WHAT YOU WILL DO: Every entry should be repeated exactly. Omit the pictures.

^^^^^^^^

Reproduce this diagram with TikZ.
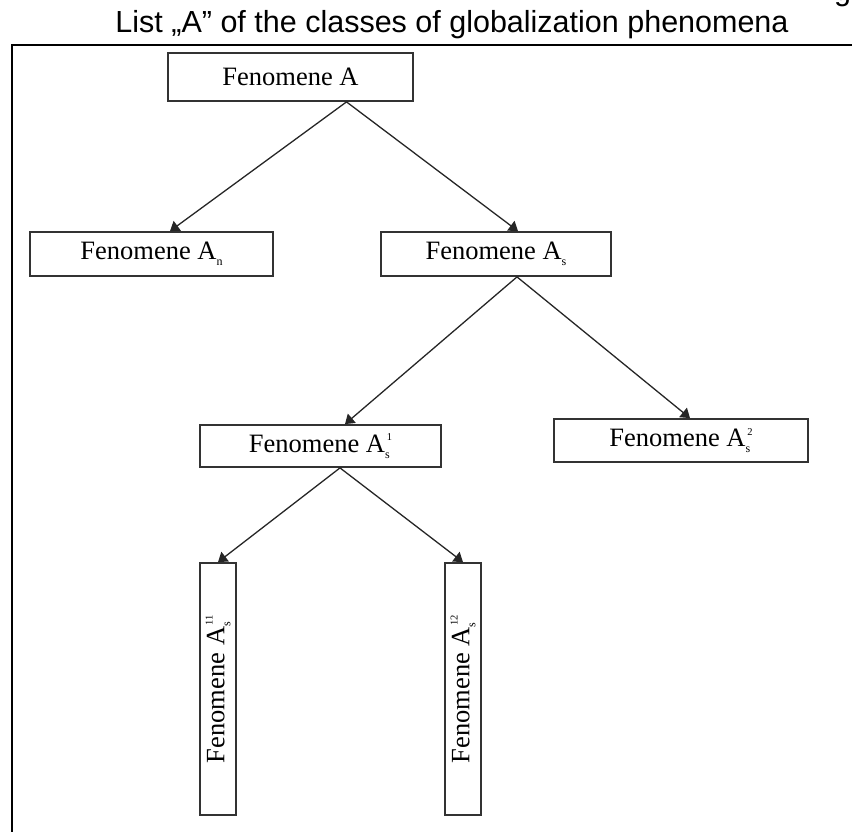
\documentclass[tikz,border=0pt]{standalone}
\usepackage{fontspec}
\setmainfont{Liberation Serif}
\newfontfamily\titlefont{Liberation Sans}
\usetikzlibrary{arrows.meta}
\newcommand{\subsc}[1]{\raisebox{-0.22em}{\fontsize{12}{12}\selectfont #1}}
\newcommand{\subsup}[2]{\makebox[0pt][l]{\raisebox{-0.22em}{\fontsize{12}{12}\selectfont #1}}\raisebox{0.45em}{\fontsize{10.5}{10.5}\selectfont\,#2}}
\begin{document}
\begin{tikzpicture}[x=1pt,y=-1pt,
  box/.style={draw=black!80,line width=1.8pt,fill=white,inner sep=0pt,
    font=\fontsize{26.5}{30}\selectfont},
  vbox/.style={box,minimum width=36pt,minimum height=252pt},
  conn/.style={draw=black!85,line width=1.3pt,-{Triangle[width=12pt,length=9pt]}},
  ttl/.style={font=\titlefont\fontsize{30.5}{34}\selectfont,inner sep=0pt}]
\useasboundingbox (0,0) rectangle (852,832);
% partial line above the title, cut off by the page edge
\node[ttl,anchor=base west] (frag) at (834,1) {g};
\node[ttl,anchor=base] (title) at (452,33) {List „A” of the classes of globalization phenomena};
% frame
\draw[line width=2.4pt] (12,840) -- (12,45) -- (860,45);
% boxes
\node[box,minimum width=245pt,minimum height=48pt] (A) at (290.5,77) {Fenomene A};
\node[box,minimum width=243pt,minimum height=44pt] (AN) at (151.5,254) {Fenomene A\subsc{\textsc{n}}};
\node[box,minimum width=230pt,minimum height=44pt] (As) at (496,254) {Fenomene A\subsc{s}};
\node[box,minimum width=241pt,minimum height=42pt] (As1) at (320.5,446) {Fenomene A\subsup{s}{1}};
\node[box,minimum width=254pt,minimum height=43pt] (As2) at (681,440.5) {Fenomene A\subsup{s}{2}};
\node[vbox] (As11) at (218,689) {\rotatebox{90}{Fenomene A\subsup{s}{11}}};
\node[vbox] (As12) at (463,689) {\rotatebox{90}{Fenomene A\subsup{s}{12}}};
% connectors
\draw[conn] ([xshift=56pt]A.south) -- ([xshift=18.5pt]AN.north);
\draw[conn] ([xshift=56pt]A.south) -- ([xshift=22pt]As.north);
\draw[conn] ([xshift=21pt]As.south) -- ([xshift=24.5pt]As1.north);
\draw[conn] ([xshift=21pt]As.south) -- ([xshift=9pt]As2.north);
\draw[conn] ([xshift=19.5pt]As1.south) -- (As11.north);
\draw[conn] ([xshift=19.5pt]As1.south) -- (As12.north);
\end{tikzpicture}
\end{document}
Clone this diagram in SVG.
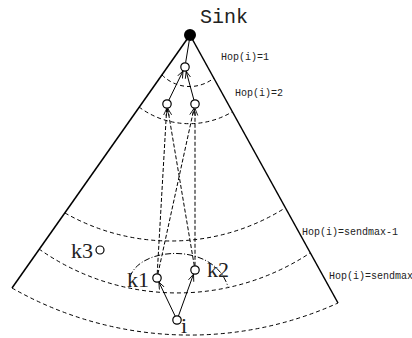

^^^^^^^^

CORRECT RESULT:
Reproduce this diagram with TikZ.
\documentclass[tikz,border=0pt]{standalone}
\usepackage{fontspec}
\setmainfont{Liberation Serif}
\newfontfamily\titlefont{Liberation Sans}
\usetikzlibrary{arrows.meta}
\newcommand{\subsc}[1]{\raisebox{-0.22em}{\fontsize{12}{12}\selectfont #1}}
\newcommand{\subsup}[2]{\makebox[0pt][l]{\raisebox{-0.22em}{\fontsize{12}{12}\selectfont #1}}\raisebox{0.45em}{\fontsize{10.5}{10.5}\selectfont\,#2}}
\begin{document}
\begin{tikzpicture}[x=1pt,y=-1pt,
  box/.style={draw=black!80,line width=1.8pt,fill=white,inner sep=0pt,
    font=\fontsize{26.5}{30}\selectfont},
  vbox/.style={box,minimum width=36pt,minimum height=252pt},
  conn/.style={draw=black!85,line width=1.3pt,-{Triangle[width=12pt,length=9pt]}},
  ttl/.style={font=\titlefont\fontsize{30.5}{34}\selectfont,inner sep=0pt}]
\useasboundingbox (0,0) rectangle (852,832);
% partial line above the title, cut off by the page edge
\node[ttl,anchor=base west] (frag) at (834,1) {g};
\node[ttl,anchor=base] (title) at (452,33) {List „A” of the classes of globalization phenomena};
% frame
\draw[line width=2.4pt] (12,840) -- (12,45) -- (860,45);
% boxes
\node[box,minimum width=245pt,minimum height=48pt] (A) at (290.5,77) {Fenomene A};
\node[box,minimum width=243pt,minimum height=44pt] (AN) at (151.5,254) {Fenomene A\subsc{\textsc{n}}};
\node[box,minimum width=230pt,minimum height=44pt] (As) at (496,254) {Fenomene A\subsc{s}};
\node[box,minimum width=241pt,minimum height=42pt] (As1) at (320.5,446) {Fenomene A\subsup{s}{1}};
\node[box,minimum width=254pt,minimum height=43pt] (As2) at (681,440.5) {Fenomene A\subsup{s}{2}};
\node[vbox] (As11) at (218,689) {\rotatebox{90}{Fenomene A\subsup{s}{11}}};
\node[vbox] (As12) at (463,689) {\rotatebox{90}{Fenomene A\subsup{s}{12}}};
% connectors
\draw[conn] ([xshift=56pt]A.south) -- ([xshift=18.5pt]AN.north);
\draw[conn] ([xshift=56pt]A.south) -- ([xshift=22pt]As.north);
\draw[conn] ([xshift=21pt]As.south) -- ([xshift=24.5pt]As1.north);
\draw[conn] ([xshift=21pt]As.south) -- ([xshift=9pt]As2.north);
\draw[conn] ([xshift=19.5pt]As1.south) -- (As11.north);
\draw[conn] ([xshift=19.5pt]As1.south) -- (As12.north);
\end{tikzpicture}
\end{document}
Clone this diagram in SVG.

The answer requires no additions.